On the par-4 8th hole, Scheer hit her drive near the hazard and had an awkward stance for her second shot. Not getting solid contact, the ball went straight right off the club and hit her bag for a stroke penalty.
Scheer made triple bogey on the hole and went from one under to two over.
But on the next hole, a short par 5, Scheer made a 12-foot putt for birdie.
Using the local knowledge to her advantage, Scheer went after nearly every pin. She hit 13 greens and made four birdies.
"I've played this course so many times since I was little," Scheer said. "That certainly helped out a lot."
On the back nine, Scheer made back-to-back bogeys on 13 and 14, which included her drive on 13 skipping out of the water. She posted a birdie on No. 16 to add to her lead.
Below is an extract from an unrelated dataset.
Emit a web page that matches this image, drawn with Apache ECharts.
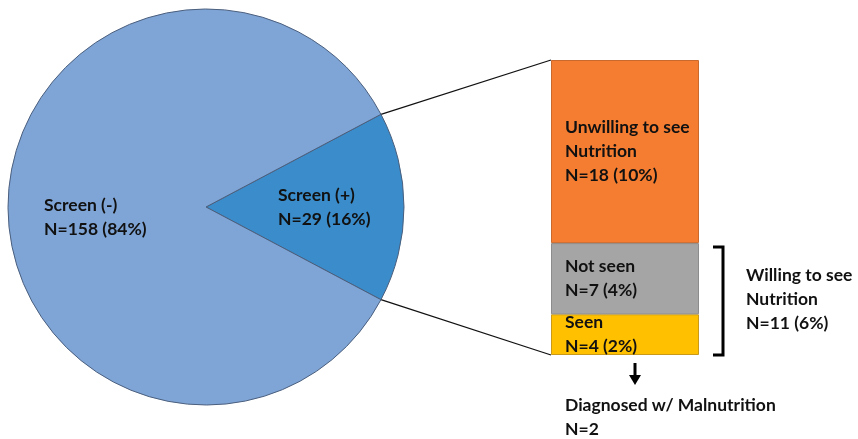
<!DOCTYPE html>
<html>
<head>
<meta charset="utf-8">
<script src="https://cdn.jsdelivr.net/npm/echarts@6/dist/echarts.min.js"></script>
<style>
  html, body { margin: 0; padding: 0; background: #fff; }
  #chart { width: 858px; height: 439px; }
</style>
</head>
<body>
<div id="chart"></div>
<script>
// Screening outcome (pie) and breakdown of the positive screens (stacked bar)
const pieNames = ['Screen (+)', 'Screen (-)'];
const pieValues = [29, 158];
const piePercents = ['16%', '84%'];

const barNames = ['Seen', 'Not seen', 'Unwilling to see\nNutrition'];
const barValues = [4, 7, 18];
const barPercents = ['2%', '4%', '10%'];

const willingText = 'Willing to see\nNutrition';
const willingValue = 11;
const willingPercent = '6%';
const diagnosedText = 'Diagnosed w/ Malnutrition';
const diagnosedValue = 2;

const FONT = 'Lato, "Open Sans", sans-serif';
const FONT_SIZE = 17.5;
const pieCenter = [206, 207];
const pieRadius = 198;
const pieTotal = pieValues.reduce((a, b) => a + b, 0);
const halfSlice = pieValues[0] / pieTotal * 180;

const pieColors = ['#3A8DCA', '#7FA5D6'];
const barColors = ['#FFC000', '#A5A5A5', '#F47D32'];
const barBorders = ['#C99A1A', '#8C8C8C', '#C9692E'];

const labelStyle = {
  color: '#111', fontFamily: FONT, fontWeight: 'bold', fontSize: FONT_SIZE, lineHeight: 24
};

const chart = echarts.init(document.getElementById('chart'), null, { renderer: 'canvas' });

// Pie labels: left-aligned two-line blocks of fixed width
const pieLabelWidth = [94, 106];
const pieLabelOffset = [[17, 0], [-7, 10]];
const pieData = pieNames.map((n, i) => ({
  name: n,
  value: pieValues[i],
  itemStyle: { color: pieColors[i] },
  label: {
    show: true,
    position: 'inside',
    offset: pieLabelOffset[i],
    formatter: () => '{t|' + n + '}\n{t|N=' + pieValues[i] + ' (' + piePercents[i] + ')}',
    rich: { t: { ...labelStyle, width: pieLabelWidth[i], align: 'left' } },
    ...labelStyle
  }
}));

const barSeries = barNames.map((n, i) => ({
  type: 'bar',
  name: n,
  stack: 'pos',
  xAxisIndex: 0,
  yAxisIndex: 0,
  barWidth: '100%',
  silent: true,
  data: [barValues[i]],
  itemStyle: { color: barColors[i], borderColor: barBorders[i], borderWidth: 1 },
  label: {
    show: true,
    position: 'insideLeft',
    distance: 14,
    formatter: () => n + '\nN=' + barValues[i] + ' (' + barPercents[i] + ')',
    ...labelStyle
  }
}));

chart.setOption({
  animation: false,
  backgroundColor: '#ffffff',
  grid: { left: 551, top: 60, width: 148, height: 295 },
  xAxis: { type: 'category', data: ['pos'], show: false },
  yAxis: { type: 'value', min: 0, max: pieValues[0], show: false },
  series: [
    {
      type: 'pie',
      center: pieCenter,
      radius: pieRadius,
      startAngle: halfSlice,
      clockwise: true,
      silent: true,
      labelLine: { show: false },
      itemStyle: { borderColor: '#4B5F7E', borderWidth: 1 },
      data: pieData
    },
    ...barSeries
  ]
});

// Connectors, bracket and arrow placed from the pie geometry and bar scale
const rad = halfSlice * Math.PI / 180;
const upperEdge = [pieCenter[0] + pieRadius * Math.cos(rad), pieCenter[1] - pieRadius * Math.sin(rad)];
const lowerEdge = [pieCenter[0] + pieRadius * Math.cos(rad), pieCenter[1] + pieRadius * Math.sin(rad)];
const barTop = chart.convertToPixel({ gridIndex: 0 }, ['pos', pieValues[0]]);
const barBottom = chart.convertToPixel({ gridIndex: 0 }, ['pos', 0]);
const willingTop = chart.convertToPixel({ gridIndex: 0 }, ['pos', willingValue]);
const barLeft = 551, barRight = 699;

const bx = barRight + 24;
const bracketPts = [[bx - 10, willingTop[1] + 4], [bx, willingTop[1] + 4], [bx, barBottom[1]], [bx - 10, barBottom[1]]];
const arrowX = barTop[0] + 10;
const textFont = 'bold ' + FONT_SIZE + 'px ' + FONT;

chart.setOption({
  graphic: [
    { type: 'line', shape: { x1: upperEdge[0], y1: upperEdge[1], x2: barLeft, y2: barTop[1] },
      style: { stroke: '#111', lineWidth: 1.3 }, silent: true },
    { type: 'line', shape: { x1: lowerEdge[0], y1: lowerEdge[1], x2: barLeft, y2: barBottom[1] },
      style: { stroke: '#111', lineWidth: 1.3 }, silent: true },
    { type: 'polyline', shape: { points: bracketPts },
      style: { stroke: '#000', lineWidth: 3, fill: null, lineJoin: 'miter' }, silent: true },
    { type: 'text', left: bx + 23, top: (willingTop[1] + barBottom[1]) / 2 - 36,
      style: { text: willingText + '\nN=' + willingValue + ' (' + willingPercent + ')',
        fill: '#111', font: textFont, lineHeight: 24 } },
    { type: 'line', shape: { x1: arrowX, y1: barBottom[1] + 8, x2: arrowX, y2: barBottom[1] + 22 },
      style: { stroke: '#000', lineWidth: 3 }, silent: true },
    { type: 'polygon', shape: { points: [[arrowX - 6, barBottom[1] + 20], [arrowX + 6, barBottom[1] + 20], [arrowX, barBottom[1] + 30]] },
      style: { fill: '#000' }, silent: true },
    { type: 'text', left: barLeft + 14, top: barBottom[1] + 38,
      style: { text: diagnosedText + '\nN=' + diagnosedValue,
        fill: '#111', font: textFont, lineHeight: 24 } }
  ]
});
</script>
</body>
</html>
"I thought my ball for sure went in on 13, but the guys behind us kept saying they saw it skip out," Scheer said. "Right when I hit it, I knew it was in trouble and kept telling the ball to giddy up. I guess it was destiny."
Much like Scheer, the Indians benefited from playing on their home course. They were paced by Dani Eck's 86 and Tayler Hawkins' 87.
The key score however, came from their fifth player Ariel Williams, who shot a 91.
"We played really well on the front nine and I thought we had a chance," Schuller said. "It was tight but we had girls step up."